Later, I found that the time it took me to set up was about 8 minutes. Pretty good! Though, technically, I wasn’t done with the pitch when I turned off the camera. The sand was so soft and loose that I wanted us to have rocks on the stakes for security. So I sent Ambrose on a rock hunt, and I hunted rocks, and it took us a while, but we eventually got rocks for all of our stakes. 

The rocks provide additional weight and help keep the stakes from pulling up. It’s not that the stakes are going to pull out on their own, but they hold the tension of the tent’s lines. And, especially at night, it’s easy to trip over those lines. If they aren’t sufficiently secured into the ground, then that trip could collapse the whole tent – with one’s partner inside, being rudely awakened by the commotion. Definitely better to hunt rocks in the day than to deal with that at night. 

The water at Sandpoint is very full of tannins. Even after it’s filtered, it looks like iced tea instead of water. But there’s no tea flavor; it tastes just like water. One of the times that Ambrose and I went together to get water there were a couple of other hikers there. They had Sawyer Squeeze bags and weren’t too happy with the results they were getting, so we told them about the Cnoc water bags. And Ambrose lent our pot to them to help them collect water, since the stream is pretty shallow. Without the pot, getting water into their squeeze bag would have taken a lot longer. 

I spent some time walking along the beach when the tide was high, dancing back from the sparkling waves as they flowed up the damp sand. I even went for a little beach run at one point; not long or far, just some barefoot running to get my body moving; motion as lotion. Ambrose filmed that bit. 

By the time I realized I was getting sunburned, the damage was done. An afternoon of sunbathing after days of not allowing my legs out of the confines of their SPF rated clothing due to the chill in the air resulted in a pair of toasted thighs for me.
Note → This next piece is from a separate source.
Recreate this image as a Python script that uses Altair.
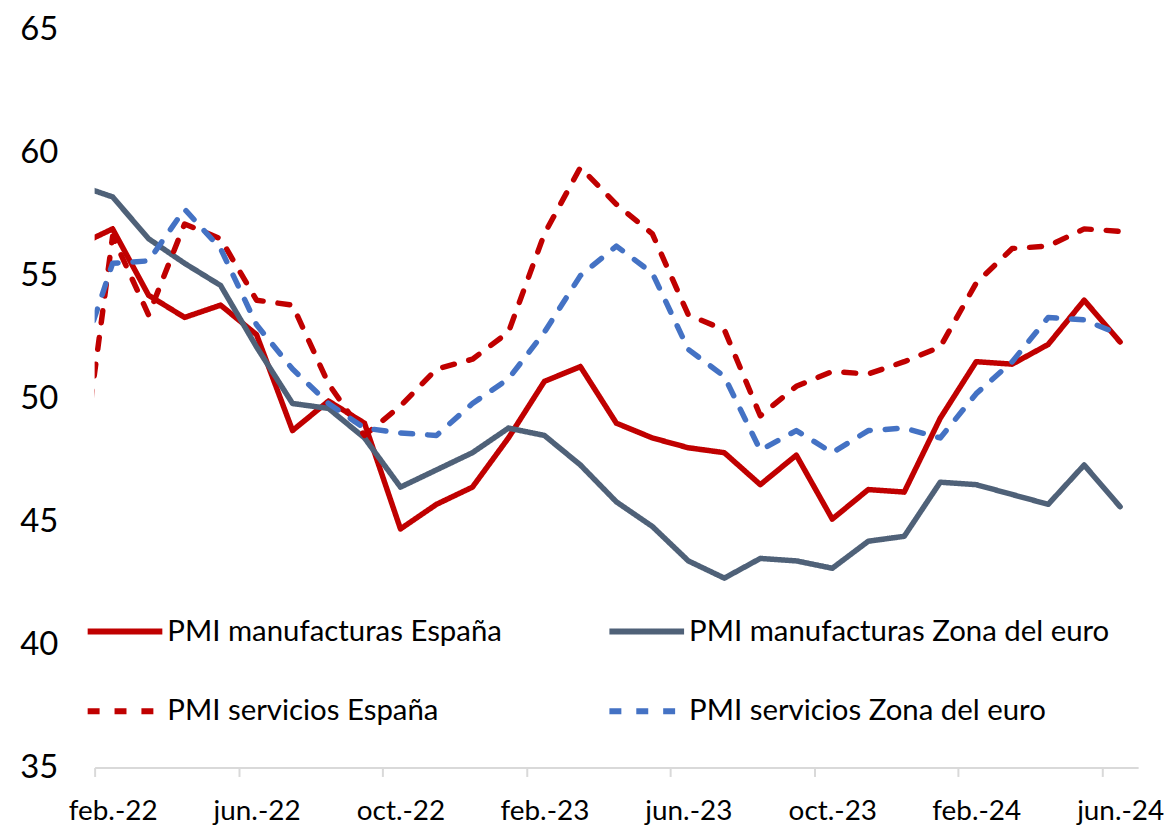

I used the tea tree balm I was carrying to give them some relief, but I didn’t have any aloe. 

Also by that time of day, the sun was still shining down mercilessly on us, but we were no longer so happy to be basking in its warmth. Ambrose doesn’t have to worry about sunburn as much as I do, but he does need to take care about overheating. We knew well enough to keep drinking through the afternoon, so we weren’t dehydrated, but the sun can still take its toll. And so, Ambrose decided to use his tarp to help convert the little log structure I’d pitched our tent near into a hideyhole we could use to screen ourselves from the sun while still getting some breeze. 

I don’t know how effective it was, but I had a lot of fun playing in my fort. And I was frankly delighted that Ambrose joined me; I wasn’t sure if he was too much of a  grown up to play in a beach fort. We had some mishaps trying to get the tarp secured sufficiently. A log log nearly fell on me after our first attempt, so there was some incentive to fix it up. 

It helped a bit with the sun, but I think I got more out of it from the fun. 

It was nice that we got there so early, because that meant we got our choice of spots. As the day wore on, more and more people arrived, claiming spots to the north and south of our site. There was a group of young people to the south of us who had some fun building their own driftwood structure. We could hear them talking sometimes, but they weren’t excessively loud. All the neighbors were good neighbors. 

I was all too aware that our days on the coast were numbered. That we were headed back to the car in just a couple short days. Sure, there were advantages to getting off the coast, like taking a shower and putting on clean clothes, but there was a part of me that would have been more content to stay on the coast, resupplying and then heading right back out… 

The sun eventually slipped low enough on the horizon that we could flee to our now-shadowed tent. As the evening wore on, clouds materialized overhead, and a fine mizzle began to coat everything.